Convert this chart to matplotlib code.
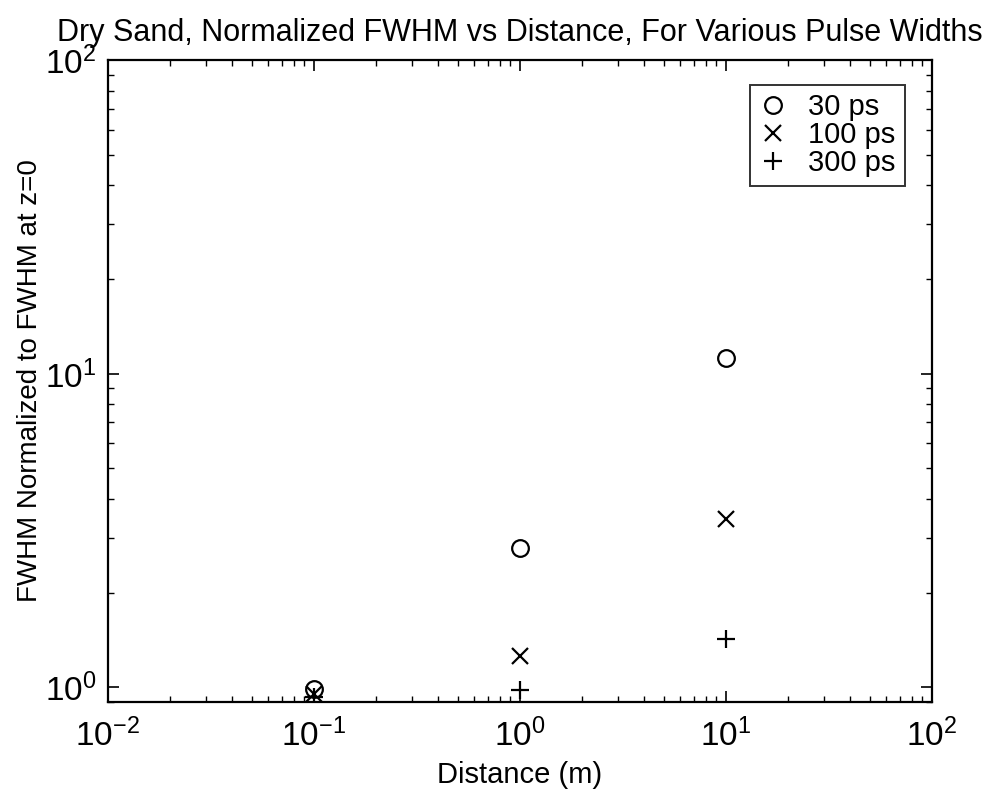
import matplotlib.pyplot as plt
import numpy as np

plt.rcParams['font.family'] = ['Liberation Sans', 'DejaVu Sans']
plt.rcParams['mathtext.fontset'] = 'custom'
plt.rcParams['mathtext.rm'] = 'Liberation Sans'

distance = [0.1, 1.0, 10.0]
fwhm_30ps = [0.99, 2.79, 11.2]
fwhm_100ps = [0.95, 1.26, 3.45]
fwhm_300ps = [0.93, 0.98, 1.43]
labels = ['30 ps', '100 ps', '300 ps']

fig = plt.figure(figsize=(9.87, 7.93), dpi=100)
ax = fig.add_axes([0.109, 0.115, 0.835, 0.809])

# three pulse widths, marker only
ax.plot(distance, fwhm_30ps, 'o', mfc='none', mec='black', ms=12, mew=1.6, label=labels[0])
ax.plot(distance, fwhm_100ps, 'x', color='black', ms=12, mew=1.6, label=labels[1])
ax.plot(distance, fwhm_300ps, '+', color='black', ms=13, mew=1.6, label=labels[2])

ax.set_xscale('log')
ax.set_yscale('log')
ax.set_xlim(1e-2, 1e2)
ax.set_ylim(0.9, 100)
ax.set_xticks([1e-2, 1e-1, 1e0, 1e1, 1e2])
ax.set_yticks([1e0, 1e1, 1e2])

ax.tick_params(which='both', direction='in', top=True, right=True, labelsize=24)
ax.tick_params(which='major', length=8, width=1.2, pad=8)
ax.tick_params(axis='x', which='major', pad=12)
ax.tick_params(which='minor', length=4, width=1.0)
for s in ax.spines.values():
    s.set_linewidth(1.6)

ax.set_xlabel('Distance (m)', fontsize=21, labelpad=6)
ax.set_ylabel('FWHM Normalized to FWHM at z=0', fontsize=20, labelpad=1)
ax.set_title('Dry Sand, Normalized FWHM vs Distance, For Various Pulse Widths', fontsize=22, pad=14)

leg = ax.legend(loc='upper right', bbox_to_anchor=(0.967, 0.962), fontsize=21, frameon=True,
                fancybox=False, edgecolor='black', labelspacing=0.0, handletextpad=0.7,
                handlelength=1.0, borderpad=0.3, borderaxespad=0)
leg.get_frame().set_linewidth(1.4)

fig.savefig('out.png', dpi=100)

**WORK INSTRUCTIONS**
Exactly as written, return every line of the listing, but not the pictures.

**EXERCISE ANSWER**
Convert this chart to matplotlib code.
import matplotlib.pyplot as plt
import numpy as np

plt.rcParams['font.family'] = ['Liberation Sans', 'DejaVu Sans']
plt.rcParams['mathtext.fontset'] = 'custom'
plt.rcParams['mathtext.rm'] = 'Liberation Sans'

distance = [0.1, 1.0, 10.0]
fwhm_30ps = [0.99, 2.79, 11.2]
fwhm_100ps = [0.95, 1.26, 3.45]
fwhm_300ps = [0.93, 0.98, 1.43]
labels = ['30 ps', '100 ps', '300 ps']

fig = plt.figure(figsize=(9.87, 7.93), dpi=100)
ax = fig.add_axes([0.109, 0.115, 0.835, 0.809])

# three pulse widths, marker only
ax.plot(distance, fwhm_30ps, 'o', mfc='none', mec='black', ms=12, mew=1.6, label=labels[0])
ax.plot(distance, fwhm_100ps, 'x', color='black', ms=12, mew=1.6, label=labels[1])
ax.plot(distance, fwhm_300ps, '+', color='black', ms=13, mew=1.6, label=labels[2])

ax.set_xscale('log')
ax.set_yscale('log')
ax.set_xlim(1e-2, 1e2)
ax.set_ylim(0.9, 100)
ax.set_xticks([1e-2, 1e-1, 1e0, 1e1, 1e2])
ax.set_yticks([1e0, 1e1, 1e2])

ax.tick_params(which='both', direction='in', top=True, right=True, labelsize=24)
ax.tick_params(which='major', length=8, width=1.2, pad=8)
ax.tick_params(axis='x', which='major', pad=12)
ax.tick_params(which='minor', length=4, width=1.0)
for s in ax.spines.values():
    s.set_linewidth(1.6)

ax.set_xlabel('Distance (m)', fontsize=21, labelpad=6)
ax.set_ylabel('FWHM Normalized to FWHM at z=0', fontsize=20, labelpad=1)
ax.set_title('Dry Sand, Normalized FWHM vs Distance, For Various Pulse Widths', fontsize=22, pad=14)

leg = ax.legend(loc='upper right', bbox_to_anchor=(0.967, 0.962), fontsize=21, frameon=True,
                fancybox=False, edgecolor='black', labelspacing=0.0, handletextpad=0.7,
                handlelength=1.0, borderpad=0.3, borderaxespad=0)
leg.get_frame().set_linewidth(1.4)

fig.savefig('out.png', dpi=100)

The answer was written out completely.